*PROBLEM DESCRIPTION:*
From the very first line of the data to the line containing "(sig) at (563,41);", retype everything exactly, leaving the pictures behind.

(begin)

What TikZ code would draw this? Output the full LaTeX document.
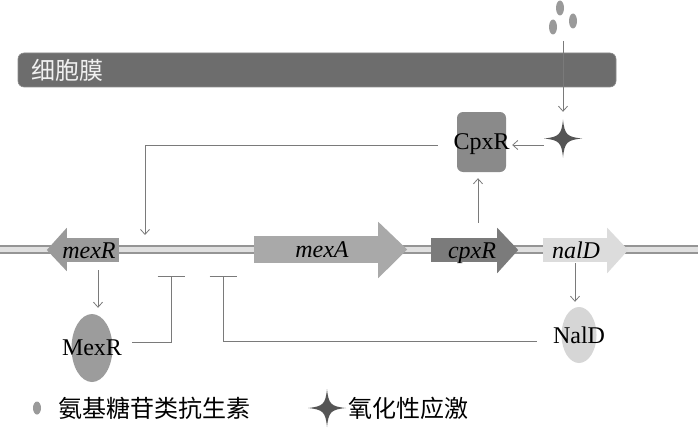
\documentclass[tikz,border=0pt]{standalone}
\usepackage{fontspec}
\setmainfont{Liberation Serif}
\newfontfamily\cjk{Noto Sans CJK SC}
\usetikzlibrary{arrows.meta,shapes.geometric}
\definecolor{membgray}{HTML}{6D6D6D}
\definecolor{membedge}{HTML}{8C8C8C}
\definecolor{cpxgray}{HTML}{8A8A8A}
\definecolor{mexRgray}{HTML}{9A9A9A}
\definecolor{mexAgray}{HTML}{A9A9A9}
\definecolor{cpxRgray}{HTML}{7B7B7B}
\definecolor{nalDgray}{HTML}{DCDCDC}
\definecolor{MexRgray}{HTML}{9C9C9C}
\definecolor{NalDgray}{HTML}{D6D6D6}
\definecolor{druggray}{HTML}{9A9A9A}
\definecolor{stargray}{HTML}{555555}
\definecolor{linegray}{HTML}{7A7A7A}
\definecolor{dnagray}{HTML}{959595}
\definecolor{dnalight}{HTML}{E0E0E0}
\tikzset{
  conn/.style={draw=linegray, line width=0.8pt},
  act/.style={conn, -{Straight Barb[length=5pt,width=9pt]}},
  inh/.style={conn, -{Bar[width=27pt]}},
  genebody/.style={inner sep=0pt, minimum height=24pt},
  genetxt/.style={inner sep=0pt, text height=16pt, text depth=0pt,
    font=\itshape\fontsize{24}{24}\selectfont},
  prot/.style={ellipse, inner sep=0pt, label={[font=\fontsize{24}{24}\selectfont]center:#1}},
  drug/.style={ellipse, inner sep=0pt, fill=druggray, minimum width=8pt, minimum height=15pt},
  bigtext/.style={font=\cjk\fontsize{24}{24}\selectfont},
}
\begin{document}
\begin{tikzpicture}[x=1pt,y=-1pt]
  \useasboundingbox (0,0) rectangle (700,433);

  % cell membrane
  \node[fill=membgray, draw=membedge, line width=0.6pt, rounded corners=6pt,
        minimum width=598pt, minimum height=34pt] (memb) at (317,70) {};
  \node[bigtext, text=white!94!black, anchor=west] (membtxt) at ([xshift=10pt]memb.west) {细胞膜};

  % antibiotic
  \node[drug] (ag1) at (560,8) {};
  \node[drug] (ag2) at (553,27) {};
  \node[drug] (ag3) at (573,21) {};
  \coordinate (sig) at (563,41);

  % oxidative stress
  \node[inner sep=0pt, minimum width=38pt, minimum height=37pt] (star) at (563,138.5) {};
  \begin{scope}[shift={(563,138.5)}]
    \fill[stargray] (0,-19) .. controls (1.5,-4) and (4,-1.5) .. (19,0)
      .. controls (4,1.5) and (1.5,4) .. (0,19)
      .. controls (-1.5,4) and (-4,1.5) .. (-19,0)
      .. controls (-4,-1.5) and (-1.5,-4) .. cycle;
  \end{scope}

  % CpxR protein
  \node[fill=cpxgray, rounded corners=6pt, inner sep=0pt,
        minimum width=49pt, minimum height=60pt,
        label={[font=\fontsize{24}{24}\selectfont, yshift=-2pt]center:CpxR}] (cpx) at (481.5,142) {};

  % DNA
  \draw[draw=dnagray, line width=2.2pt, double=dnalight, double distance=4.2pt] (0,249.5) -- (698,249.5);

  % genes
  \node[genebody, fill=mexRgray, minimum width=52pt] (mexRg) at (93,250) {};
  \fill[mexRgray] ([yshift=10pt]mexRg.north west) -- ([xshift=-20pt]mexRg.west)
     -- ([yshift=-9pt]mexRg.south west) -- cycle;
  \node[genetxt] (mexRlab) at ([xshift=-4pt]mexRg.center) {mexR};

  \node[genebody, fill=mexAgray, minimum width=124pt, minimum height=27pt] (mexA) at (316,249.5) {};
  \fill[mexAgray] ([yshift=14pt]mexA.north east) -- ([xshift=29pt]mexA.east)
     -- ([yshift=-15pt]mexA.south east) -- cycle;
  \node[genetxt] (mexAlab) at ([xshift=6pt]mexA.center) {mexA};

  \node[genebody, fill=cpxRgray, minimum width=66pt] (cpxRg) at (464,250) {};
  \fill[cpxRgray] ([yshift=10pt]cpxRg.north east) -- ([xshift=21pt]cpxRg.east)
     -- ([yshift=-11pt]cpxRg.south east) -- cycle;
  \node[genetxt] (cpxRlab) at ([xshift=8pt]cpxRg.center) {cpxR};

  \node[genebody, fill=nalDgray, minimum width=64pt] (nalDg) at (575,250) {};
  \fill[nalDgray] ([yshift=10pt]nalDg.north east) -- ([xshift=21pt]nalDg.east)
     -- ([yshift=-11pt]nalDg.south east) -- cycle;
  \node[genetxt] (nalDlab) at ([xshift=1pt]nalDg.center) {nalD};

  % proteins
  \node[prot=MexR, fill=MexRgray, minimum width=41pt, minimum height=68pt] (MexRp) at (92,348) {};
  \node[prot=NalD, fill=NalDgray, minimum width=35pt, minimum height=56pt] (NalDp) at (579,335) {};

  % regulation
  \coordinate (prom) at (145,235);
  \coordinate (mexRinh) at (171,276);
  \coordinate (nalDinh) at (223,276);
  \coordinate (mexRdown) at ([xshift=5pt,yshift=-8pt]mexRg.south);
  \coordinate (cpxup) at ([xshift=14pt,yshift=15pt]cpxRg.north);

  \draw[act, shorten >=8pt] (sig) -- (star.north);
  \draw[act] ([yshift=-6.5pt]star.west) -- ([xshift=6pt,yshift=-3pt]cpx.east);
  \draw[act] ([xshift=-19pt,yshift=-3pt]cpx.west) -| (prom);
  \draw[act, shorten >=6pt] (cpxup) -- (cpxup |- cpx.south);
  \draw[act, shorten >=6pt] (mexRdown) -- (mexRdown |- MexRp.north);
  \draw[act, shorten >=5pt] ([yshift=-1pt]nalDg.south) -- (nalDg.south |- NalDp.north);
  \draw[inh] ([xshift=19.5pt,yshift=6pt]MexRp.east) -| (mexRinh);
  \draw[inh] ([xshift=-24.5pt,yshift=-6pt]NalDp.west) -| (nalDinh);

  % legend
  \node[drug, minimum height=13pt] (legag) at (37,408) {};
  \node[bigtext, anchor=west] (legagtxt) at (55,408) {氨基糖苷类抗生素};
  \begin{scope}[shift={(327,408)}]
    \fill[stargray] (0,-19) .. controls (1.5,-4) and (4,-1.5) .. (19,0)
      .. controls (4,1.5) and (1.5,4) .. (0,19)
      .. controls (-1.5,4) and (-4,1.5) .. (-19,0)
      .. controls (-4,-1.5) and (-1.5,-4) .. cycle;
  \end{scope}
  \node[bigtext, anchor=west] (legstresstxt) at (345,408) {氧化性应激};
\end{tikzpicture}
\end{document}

(end)

*WRITTEN REPLY:*
What TikZ code would draw this? Output the full LaTeX document.
\documentclass[tikz,border=0pt]{standalone}
\usepackage{fontspec}
\setmainfont{Liberation Serif}
\newfontfamily\cjk{Noto Sans CJK SC}
\usetikzlibrary{arrows.meta,shapes.geometric}
\definecolor{membgray}{HTML}{6D6D6D}
\definecolor{membedge}{HTML}{8C8C8C}
\definecolor{cpxgray}{HTML}{8A8A8A}
\definecolor{mexRgray}{HTML}{9A9A9A}
\definecolor{mexAgray}{HTML}{A9A9A9}
\definecolor{cpxRgray}{HTML}{7B7B7B}
\definecolor{nalDgray}{HTML}{DCDCDC}
\definecolor{MexRgray}{HTML}{9C9C9C}
\definecolor{NalDgray}{HTML}{D6D6D6}
\definecolor{druggray}{HTML}{9A9A9A}
\definecolor{stargray}{HTML}{555555}
\definecolor{linegray}{HTML}{7A7A7A}
\definecolor{dnagray}{HTML}{959595}
\definecolor{dnalight}{HTML}{E0E0E0}
\tikzset{
  conn/.style={draw=linegray, line width=0.8pt},
  act/.style={conn, -{Straight Barb[length=5pt,width=9pt]}},
  inh/.style={conn, -{Bar[width=27pt]}},
  genebody/.style={inner sep=0pt, minimum height=24pt},
  genetxt/.style={inner sep=0pt, text height=16pt, text depth=0pt,
    font=\itshape\fontsize{24}{24}\selectfont},
  prot/.style={ellipse, inner sep=0pt, label={[font=\fontsize{24}{24}\selectfont]center:#1}},
  drug/.style={ellipse, inner sep=0pt, fill=druggray, minimum width=8pt, minimum height=15pt},
  bigtext/.style={font=\cjk\fontsize{24}{24}\selectfont},
}
\begin{document}
\begin{tikzpicture}[x=1pt,y=-1pt]
  \useasboundingbox (0,0) rectangle (700,433);

  % cell membrane
  \node[fill=membgray, draw=membedge, line width=0.6pt, rounded corners=6pt,
        minimum width=598pt, minimum height=34pt] (memb) at (317,70) {};
  \node[bigtext, text=white!94!black, anchor=west] (membtxt) at ([xshift=10pt]memb.west) {细胞膜};

  % antibiotic
  \node[drug] (ag1) at (560,8) {};
  \node[drug] (ag2) at (553,27) {};
  \node[drug] (ag3) at (573,21) {};
  \coordinate (sig) at (563,41);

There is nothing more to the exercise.